>> start

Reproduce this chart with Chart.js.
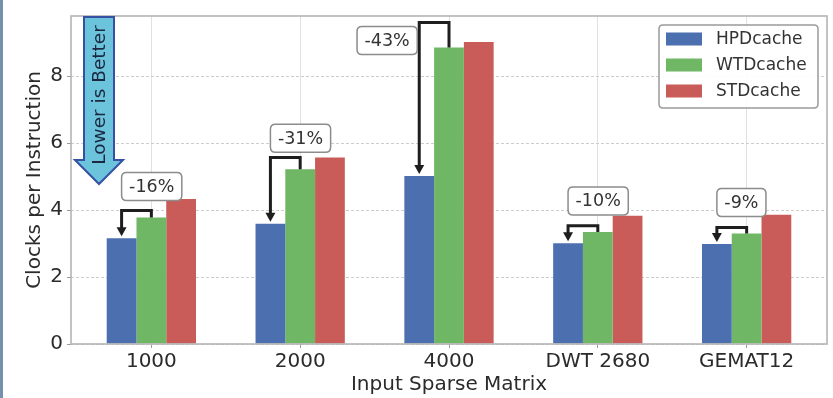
<!DOCTYPE html>
<html>
<head>
<meta charset="utf-8">
<script src="https://cdn.jsdelivr.net/npm/chart.js@4"></script>
<style>
  html, body { margin: 0; padding: 0; background: #fff; }
  #wrap { width: 833px; height: 398px; }
</style>
</head>
<body>
<div id="wrap"><canvas id="cpi" width="833" height="398"></canvas></div>
<script>
// Clocks per instruction for each input sparse matrix
const categories = ['1000', '2000', '4000', 'DWT 2680', 'GEMAT12'];
const seriesNames = ['HPDcache', 'WTDcache', 'STDcache'];
const hpdCPI = [3.16, 3.59, 5.02, 3.01, 2.99];
const wtdCPI = [3.78, 5.22, 8.86, 3.35, 3.30];
const stdCPI = [4.33, 5.57, 9.02, 3.83, 3.86];
const yTicks = [0, 2, 4, 6, 8];

const COLORS = ['#4c6fb0', '#6fb665', '#c95c58'];
const FONT = '"DejaVu Sans", "Liberation Sans", sans-serif';
const TEXT = '#2b2b2b';

// HPDcache change relative to WTDcache, in percent
const reductions = hpdCPI.map((h, i) => Math.round((h / wtdCPI[i] - 1) * 100) + '%');

const toPoints = arr => arr.map((v, i) => ({ x: i, y: v }));

// page background plus the thin slate strip on the left edge
const backdrop = {
  id: 'backdrop',
  beforeDraw(chart) {
    const { ctx, width, height } = chart;
    ctx.save();
    ctx.fillStyle = '#ffffff';
    ctx.fillRect(0, 0, width, height);
    ctx.fillStyle = '#7590ad';
    ctx.fillRect(0, 0, 3, height);
    ctx.restore();
  }
};

function roundRect(ctx, x, y, w, h, r) {
  ctx.beginPath();
  ctx.moveTo(x + r, y);
  ctx.lineTo(x + w - r, y);
  ctx.quadraticCurveTo(x + w, y, x + w, y + r);
  ctx.lineTo(x + w, y + h - r);
  ctx.quadraticCurveTo(x + w, y + h, x + w - r, y + h);
  ctx.lineTo(x + r, y + h);
  ctx.quadraticCurveTo(x, y + h, x, y + h - r);
  ctx.lineTo(x, y + r);
  ctx.quadraticCurveTo(x, y, x + r, y);
  ctx.closePath();
}

// frame, bracket arrows with percentage boxes, "Lower is Better" arrow, legend
const overlays = {
  id: 'overlays',
  afterDatasetsDraw(chart) {
    const { ctx, chartArea: area } = chart;
    const blue = chart.getDatasetMeta(0).data;
    const green = chart.getDatasetMeta(1).data;

    ctx.save();
    // plot frame
    ctx.strokeStyle = '#b4b4b4';
    ctx.lineWidth = 1.6;
    ctx.strokeRect(area.left, area.top, area.right - area.left, area.bottom - area.top);

    // brackets from WTDcache bar down to HPDcache bar
    blue.forEach((bBar, i) => {
      const gBar = green[i];
      const xB = bBar.x, yB = bBar.y, xG = gBar.x, yG = gBar.y;
      const dist = Math.hypot(xG - xB, yG - yB);
      const topY = Math.min(yG, yB) - 0.19 * dist;
      const head = 9, half = 5, tipY = yB - 2;

      ctx.strokeStyle = '#1e1e1e';
      ctx.fillStyle = '#1e1e1e';
      ctx.lineWidth = 3;
      ctx.lineJoin = 'miter';
      ctx.beginPath();
      ctx.moveTo(xG, yG);
      ctx.lineTo(xG, topY);
      ctx.lineTo(xB, topY);
      ctx.lineTo(xB, tipY - head + 1);
      ctx.stroke();
      ctx.beginPath();
      ctx.moveTo(xB, tipY);
      ctx.lineTo(xB - half, tipY - head);
      ctx.lineTo(xB + half, tipY - head);
      ctx.closePath();
      ctx.fill();

      // percentage box
      ctx.font = '17.5px ' + FONT;
      const label = reductions[i];
      const tw = ctx.measureText(label).width;
      const bw = tw + 15, bh = 28;
      let left, cy = yG - 31;
      if (cy - bh / 2 < area.top + 2) {
        cy = topY + 18;
        left = xB - 2 - bw;
      } else {
        left = xB;
      }
      roundRect(ctx, left, cy - bh / 2, bw, bh, 5);
      ctx.fillStyle = '#ffffff';
      ctx.fill();
      ctx.strokeStyle = '#8c8c8c';
      ctx.lineWidth = 1.5;
      ctx.stroke();
      ctx.fillStyle = '#333333';
      ctx.textAlign = 'center';
      ctx.textBaseline = 'middle';
      ctx.fillText(label, left + bw / 2, cy + 1);
    });

    // "Lower is Better" down arrow
    const cx = area.left + 28;
    const shaftHalf = 15, headHalf = 24;
    const shaftEnd = area.top + 144, tip = area.top + 168;
    ctx.beginPath();
    ctx.moveTo(cx - shaftHalf, area.top + 1);
    ctx.lineTo(cx + shaftHalf, area.top + 1);
    ctx.lineTo(cx + shaftHalf, shaftEnd);
    ctx.lineTo(cx + headHalf, shaftEnd);
    ctx.lineTo(cx, tip);
    ctx.lineTo(cx - headHalf, shaftEnd);
    ctx.lineTo(cx - shaftHalf, shaftEnd);
    ctx.closePath();
    ctx.fillStyle = '#6cc3dc';
    ctx.fill();
    ctx.strokeStyle = '#3650a2';
    ctx.lineWidth = 2;
    ctx.lineJoin = 'miter';
    ctx.stroke();
    ctx.save();
    ctx.translate(cx + 1, area.top + 79);
    ctx.rotate(-Math.PI / 2);
    ctx.font = '18.5px ' + FONT;
    ctx.fillStyle = '#1c2740';
    ctx.textAlign = 'center';
    ctx.textBaseline = 'middle';
    ctx.fillText('Lower is Better', 0, 0);
    ctx.restore();

    // legend box in the upper right corner
    const lx = area.right - 168, ly = area.top + 9, lw = 159, lh = 83;
    roundRect(ctx, lx, ly, lw, lh, 4);
    ctx.fillStyle = 'rgba(255,255,255,0.9)';
    ctx.fill();
    ctx.strokeStyle = '#9a9a9a';
    ctx.lineWidth = 1.5;
    ctx.stroke();
    ctx.font = '17px ' + FONT;
    ctx.textAlign = 'left';
    ctx.textBaseline = 'middle';
    chart.data.datasets.forEach((ds, k) => {
      const rowY = ly + 14 + k * 26;
      ctx.fillStyle = ds.backgroundColor;
      ctx.fillRect(lx + 7, rowY - 6.5, 36, 13);
      ctx.fillStyle = '#333333';
      ctx.fillText(ds.label, lx + 57, rowY + 1);
    });
    ctx.restore();
  }
};

new Chart(document.getElementById('cpi'), {
  type: 'bar',
  data: {
    datasets: [
      { label: seriesNames[0], data: toPoints(hpdCPI), backgroundColor: COLORS[0] },
      { label: seriesNames[1], data: toPoints(wtdCPI), backgroundColor: COLORS[1] },
      { label: seriesNames[2], data: toPoints(stdCPI), backgroundColor: COLORS[2] }
    ]
  },
  options: {
    responsive: false,
    animation: false,
    devicePixelRatio: 1,
    layout: { padding: { left: 0, right: 6, top: 6, bottom: 0 } },
    datasets: { bar: { categoryPercentage: 0.6, barPercentage: 1.0, borderWidth: 0 } },
    plugins: { legend: { display: false }, tooltip: { enabled: false } },
    scales: {
      x: {
        type: 'linear',
        offset: false,
        min: -0.54,
        max: 4.54,
        afterBuildTicks(scale) { scale.ticks = categories.map((_, i) => ({ value: i })); },
        afterFit(scale) { scale.height = 54; },
        ticks: {
          callback: v => categories[v],
          font: { family: FONT, size: 20 },
          color: TEXT,
          padding: 2,
          maxRotation: 0,
          autoSkip: false
        },
        grid: { offset: false, color: '#e0e0e0', lineWidth: 1, tickLength: 4, tickColor: '#9a9a9a' },
        border: { display: false },
        title: {
          display: true,
          text: 'Input Sparse Matrix',
          font: { family: FONT, size: 20 },
          color: TEXT,
          padding: { top: 0, bottom: 1 }
        }
      },
      y: {
        min: 0,
        max: 9.8,
        afterBuildTicks(scale) { scale.ticks = yTicks.map(v => ({ value: v })); },
        afterFit(scale) { scale.width = 71; },
        ticks: {
          font: { family: FONT, size: 20 },
          color: TEXT,
          padding: 4
        },
        grid: { color: '#cdcdcd', lineWidth: 1, tickLength: 4, tickColor: '#9a9a9a' },
        border: { display: false, dash: [3, 2] },
        title: {
          display: true,
          text: 'Clocks per Instruction',
          font: { family: FONT, size: 20 },
          color: TEXT,
          padding: { top: 23, bottom: 0 }
        }
      }
    }
  },
  plugins: [backdrop, overlays]
});
</script>
</body>
</html>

>> end

**What you have to do**:
Leave out the pictures and repeat exactly the lines from the start of the material through the line that contains "const TEXT = '#2b2b2b';", both included.

**Task solution**:
Reproduce this chart with Chart.js.
<!DOCTYPE html>
<html>
<head>
<meta charset="utf-8">
<script src="https://cdn.jsdelivr.net/npm/chart.js@4"></script>
<style>
  html, body { margin: 0; padding: 0; background: #fff; }
  #wrap { width: 833px; height: 398px; }
</style>
</head>
<body>
<div id="wrap"><canvas id="cpi" width="833" height="398"></canvas></div>
<script>
// Clocks per instruction for each input sparse matrix
const categories = ['1000', '2000', '4000', 'DWT 2680', 'GEMAT12'];
const seriesNames = ['HPDcache', 'WTDcache', 'STDcache'];
const hpdCPI = [3.16, 3.59, 5.02, 3.01, 2.99];
const wtdCPI = [3.78, 5.22, 8.86, 3.35, 3.30];
const stdCPI = [4.33, 5.57, 9.02, 3.83, 3.86];
const yTicks = [0, 2, 4, 6, 8];

const COLORS = ['#4c6fb0', '#6fb665', '#c95c58'];
const FONT = '"DejaVu Sans", "Liberation Sans", sans-serif';
const TEXT = '#2b2b2b';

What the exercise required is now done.